The society had enough money through donations to pay the $3,000 down payment. Macdonald says they will be doing aggressive fundraising, applying for provincial and federal grants, and seeking private donations to fund the school. He says utilities alone could be as much as $9,000 a year. Insurance costs would be on top of that. Broken down over the year, with no change in enrollment, the cost would be upwards of $2,000 per student per year, without taking into account insurance and repairs.
Macdonald says some of the students who have enrolled in the McBride or Valemount elementary schools may return, but nothing it certain. There were 27 students enrolled at the school at the end of June when the school was closed, the school district citing budget restrictions and low enrollment for the closure. Members of the school board estimated they would save roughly $172,000 a year by closing the school.
The school was gutted and classrooms have been empty since that time. Community members occupied the school gymnasium for five days protesting the school’s closure and lack of transparency by the school district, but left after an injunction was obtained by the school district. They have been in discussions with trustees and board members throughout and since that time.
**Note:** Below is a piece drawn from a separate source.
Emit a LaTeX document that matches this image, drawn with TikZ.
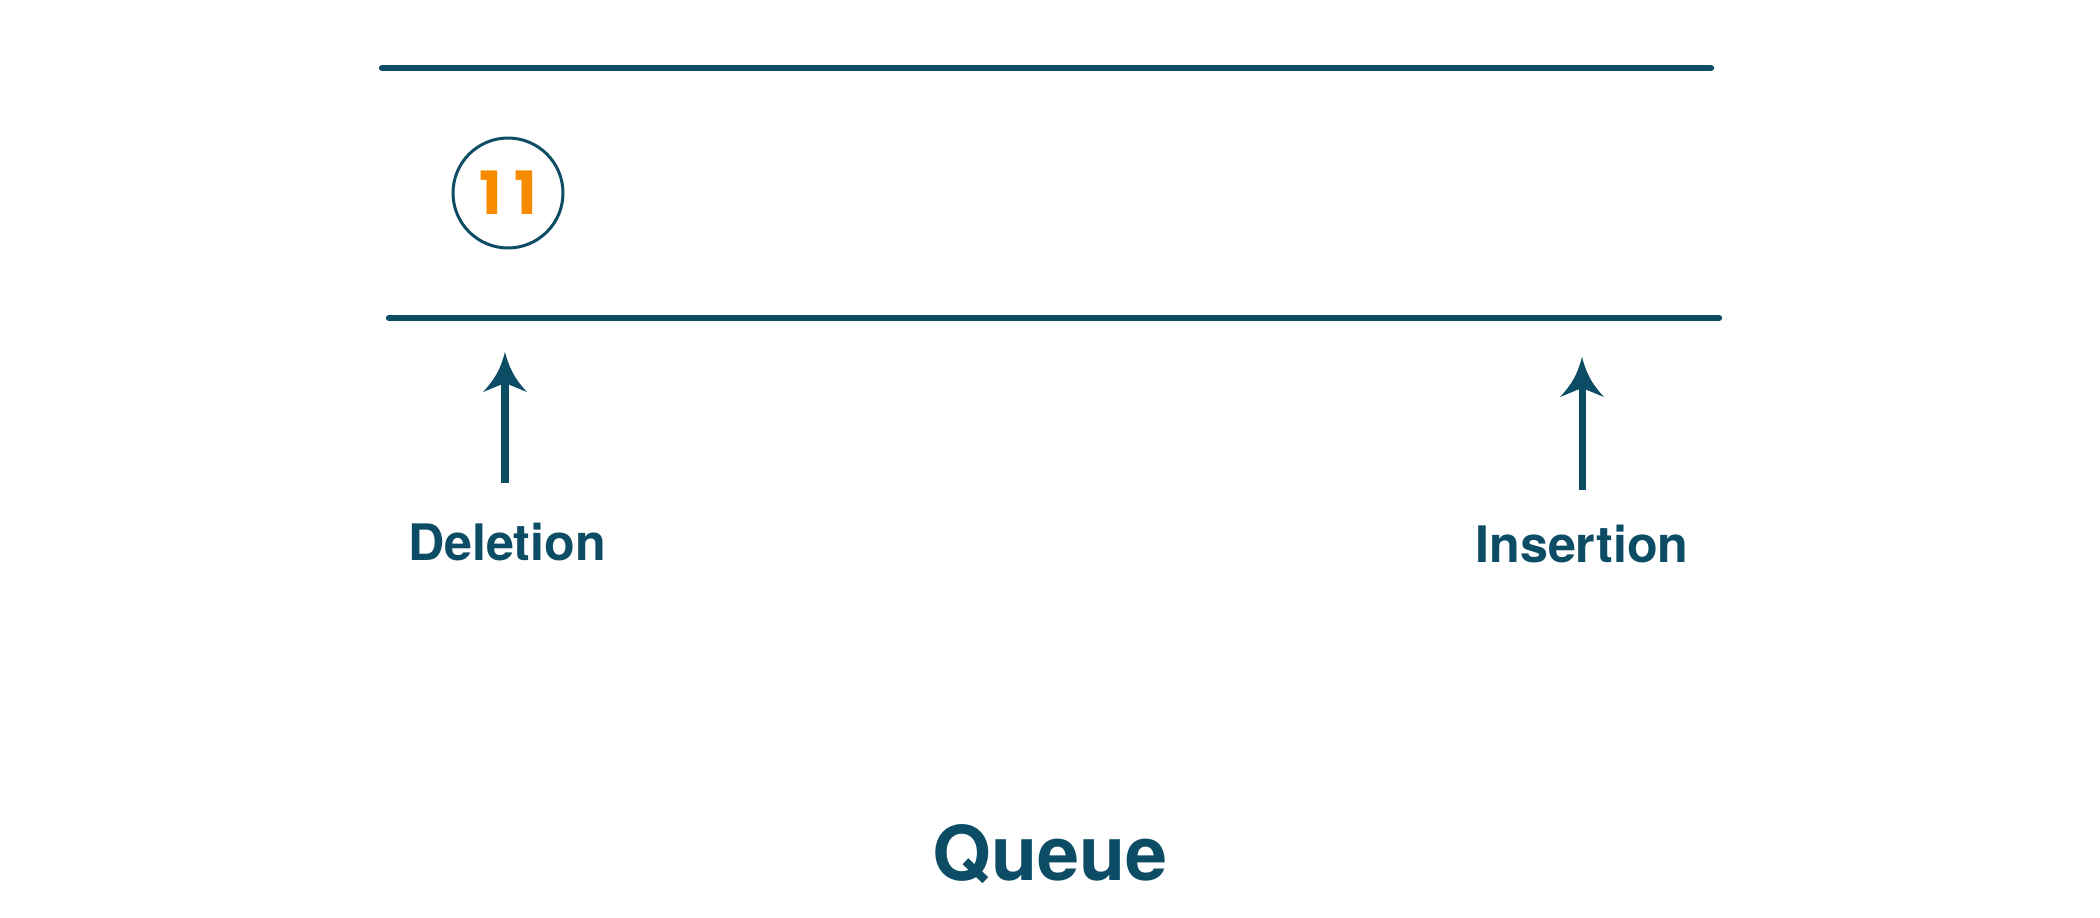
\documentclass[tikz,border=0pt]{standalone}
\usepackage{fontspec}
\setmainfont{TeX Gyre Heros}
\newfontfamily\digitfont{Poppins}
\usepackage{tikz}
\definecolor{qblue}{RGB}{12,76,100}
\definecolor{qorange}{RGB}{246,139,0}
\tikzstyle{wall} = [draw=qblue, line width=3.6pt, line cap=round]
\tikzstyle{item} = [circle, draw=qblue, line width=1.7pt, minimum size=2.2cm, inner sep=0pt, text=qorange, font=\digitfont\bfseries\fontsize{34}{34}\selectfont]
\tikzstyle{tag} = [anchor=base, text=qblue, font=\bfseries\fontsize{28.6}{28.6}\selectfont]
\tikzstyle{title} = [anchor=base, text=qblue, font=\bfseries\fontsize{43}{43}\selectfont]
\tikzstyle{arrow} = [draw=qblue, line width=4pt, shorten >=0.5cm]
\newcommand{\qhead}[1]{\fill [qblue] (#1) to[bend left=14] ++(-22,40) -- ++(22,-9) -- ++(22,9) to[bend left=14] (#1);}

\begin{document}
\begin{tikzpicture}[x=0.02cm, y=-0.02cm]
		\useasboundingbox (0,0) rectangle (2100,917);
		% queue walls
		\coordinate (topL) at (382,68);
		\coordinate (topR) at (1711,68);
		\coordinate (botL) at (389,318);
		\coordinate (botR) at (1719,318);
		\draw [wall] (topL) -- (topR);
		\draw [wall] (botL) -- (botR);
		\node (elem) [item] at (508,193) {1\kern7pt1};
		% labels
		\node (del) [tag] at (507,560) {Deletion};
		\node (ins) [tag] at (1582,562) {Insertion};
		\node (queue) [title] at (1050,880) {Queue};
		\coordinate (delfoot) at (505,483);
		\coordinate (deltip) at (505,352);
		\coordinate (insfoot) at (1582,490);
		\coordinate (instip) at (1582,357);
		\draw [arrow] (delfoot) -- (deltip);
		\draw [arrow] (insfoot) -- (instip);
		\qhead{deltip}
		\qhead{instip}
\end{tikzpicture}
\end{document}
Hall says while the sale is “precedent-setting” the district will not be listing other empty school buildings for sale. Some 13 other elementary, middle, and secondary schools were closed last year. He says they will consider applications to use the buildings from community groups.
Macdonald says parents and community members will continue to take turns acting as teacher as they have thus far in the school year. He says they are still in discussions with the school district about implementing a Wells model for the 2011-2012 school year, where the district would supply a teacher. He says they may go down to a 3-day school week in the school, with remaining class time conducted at home, in order to cut costs.
The school society currently has over 100 members.
Macdonald says they will now look at ways to use the building for purposes other than elementary education, and plan to host a concert there at the end of October.